● GIVEN EXERCISE
Without the pictures, output the lines of the material from the very first through the one that holds "const colors = ['#4F81BD', '#C0504D', '#9BBB59'];".

-- Begin SUPPLIED DATA --

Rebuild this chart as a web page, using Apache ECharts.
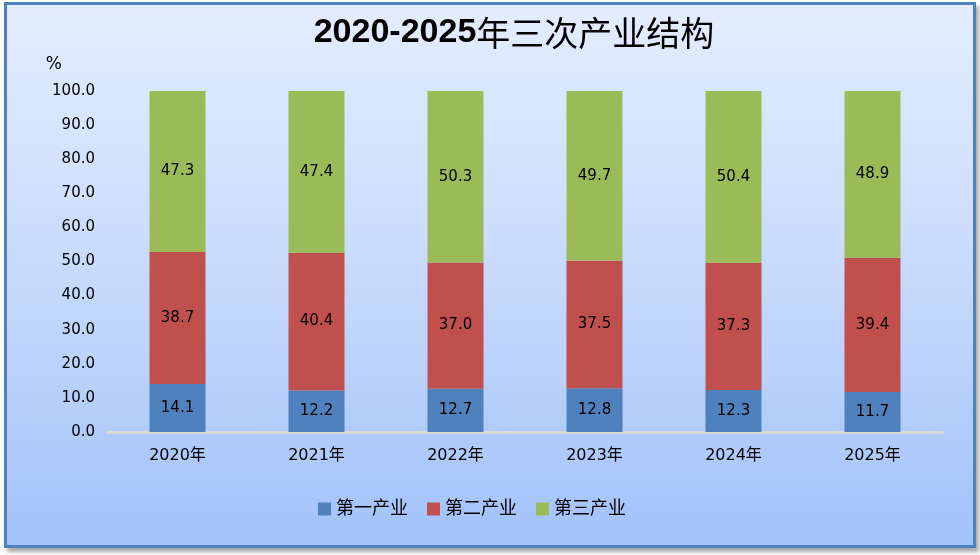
<!DOCTYPE html>
<html lang="zh">
<head>
    <meta charset="UTF-8">
    <script src="https://cdn.jsdelivr.net/npm/echarts/dist/echarts.min.js"></script>
    <style>
        body, html {
            margin: 0;
            padding: 0;
            width: 980px;
            height: 555px;
            background: #ffffff;
            overflow: hidden;
        }
        #frame {
            position: absolute;
            left: 4px;
            top: 2px;
            width: 966px;
            height: 540px;
            border: 3px solid #4F81BD;
            background: linear-gradient(to bottom, #E4EDFF 0%, #C7DAFC 50%, #A2C2FA 100%);
            box-shadow: 3px 4px 4px rgba(0, 0, 0, 0.35);
        }
        #main {
            position: absolute;
            left: 0;
            top: 0;
            width: 980px;
            height: 555px;
        }
    </style>
</head>
<body>
    <div id="frame"></div>
    <div id="main"></div>
    <script>
        const years = ['2020年', '2021年', '2022年', '2023年', '2024年', '2025年'];
        const primary = [14.1, 12.2, 12.7, 12.8, 12.3, 11.7];
        const secondary = [38.7, 40.4, 37.0, 37.5, 37.3, 39.4];
        const tertiary = [47.3, 47.4, 50.3, 49.7, 50.4, 48.9];
        const seriesNames = ['第一产业', '第二产业', '第三产业'];
        const colors = ['#4F81BD', '#C0504D', '#9BBB59'];

        const cjk = '"Liberation Sans", "Noto Sans CJK SC", sans-serif';
        const bodyFont = '"DejaVu Sans", "Noto Sans CJK SC", sans-serif';

        function makeSeries(name, data, color) {
            return {
                name: name,
                type: 'bar',
                stack: 'total',
                barWidth: 56,
                data: data,
                itemStyle: { color: color },
                label: {
                    show: true,
                    position: 'inside',
                    color: '#000',
                    fontSize: 15,
                    fontFamily: bodyFont,
                    formatter: p => p.value.toFixed(1)
                }
            };
        }

        const chart = echarts.init(document.getElementById('main'));
        chart.setOption({
            animation: false,
            backgroundColor: 'transparent',
            color: colors,
            title: {
                text: '{a|2020-2025}{b|年三次产业结构}',
                left: 509,
                top: 11,
                textAlign: 'center',
                textStyle: {
                    rich: {
                        a: { fontSize: 34, fontWeight: 'bold', color: '#000', fontFamily: cjk },
                        b: { fontSize: 34, fontWeight: 'normal', color: '#000', fontFamily: '"Noto Sans CJK SC", sans-serif' }
                    }
                }
            },
            legend: {
                bottom: 32,
                left: 313,
                itemWidth: 13,
                itemHeight: 13,
                itemGap: 19,
                icon: 'rect',
                textStyle: { fontSize: 18, color: '#000', fontFamily: bodyFont },
                data: seriesNames
            },
            grid: {
                left: 108,
                right: 38,
                top: 91,
                bottom: 123
            },
            xAxis: {
                type: 'category',
                data: years,
                axisLine: { lineStyle: { color: '#D9D9D9', width: 3 } },
                axisTick: { show: false },
                axisLabel: { color: '#000', fontSize: 16, margin: 16, fontFamily: bodyFont }
            },
            yAxis: {
                type: 'value',
                min: 0,
                max: 100,
                interval: 10,
                name: '%',
                nameLocation: 'end',
                nameGap: 18,
                nameTextStyle: { color: '#000', fontSize: 17, fontFamily: bodyFont, align: 'right', padding: [0, 46, 0, 0] },
                splitLine: { show: false },
                axisLine: { show: false },
                axisTick: { show: false },
                axisLabel: {
                    color: '#000',
                    fontSize: 15,
                    margin: 13,
                    fontFamily: bodyFont,
                    formatter: v => v.toFixed(1)
                }
            },
            series: [
                makeSeries(seriesNames[0], primary, colors[0]),
                makeSeries(seriesNames[1], secondary, colors[1]),
                makeSeries(seriesNames[2], tertiary, colors[2])
            ]
        });
    </script>
</body>
</html>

-- End SUPPLIED DATA --

● RESPONSE TO THE EXERCISE
Rebuild this chart as a web page, using Apache ECharts.
<!DOCTYPE html>
<html lang="zh">
<head>
    <meta charset="UTF-8">
    <script src="https://cdn.jsdelivr.net/npm/echarts/dist/echarts.min.js"></script>
    <style>
        body, html {
            margin: 0;
            padding: 0;
            width: 980px;
            height: 555px;
            background: #ffffff;
            overflow: hidden;
        }
        #frame {
            position: absolute;
            left: 4px;
            top: 2px;
            width: 966px;
            height: 540px;
            border: 3px solid #4F81BD;
            background: linear-gradient(to bottom, #E4EDFF 0%, #C7DAFC 50%, #A2C2FA 100%);
            box-shadow: 3px 4px 4px rgba(0, 0, 0, 0.35);
        }
        #main {
            position: absolute;
            left: 0;
            top: 0;
            width: 980px;
            height: 555px;
        }
    </style>
</head>
<body>
    <div id="frame"></div>
    <div id="main"></div>
    <script>
        const years = ['2020年', '2021年', '2022年', '2023年', '2024年', '2025年'];
        const primary = [14.1, 12.2, 12.7, 12.8, 12.3, 11.7];
        const secondary = [38.7, 40.4, 37.0, 37.5, 37.3, 39.4];
        const tertiary = [47.3, 47.4, 50.3, 49.7, 50.4, 48.9];
        const seriesNames = ['第一产业', '第二产业', '第三产业'];
        const colors = ['#4F81BD', '#C0504D', '#9BBB59'];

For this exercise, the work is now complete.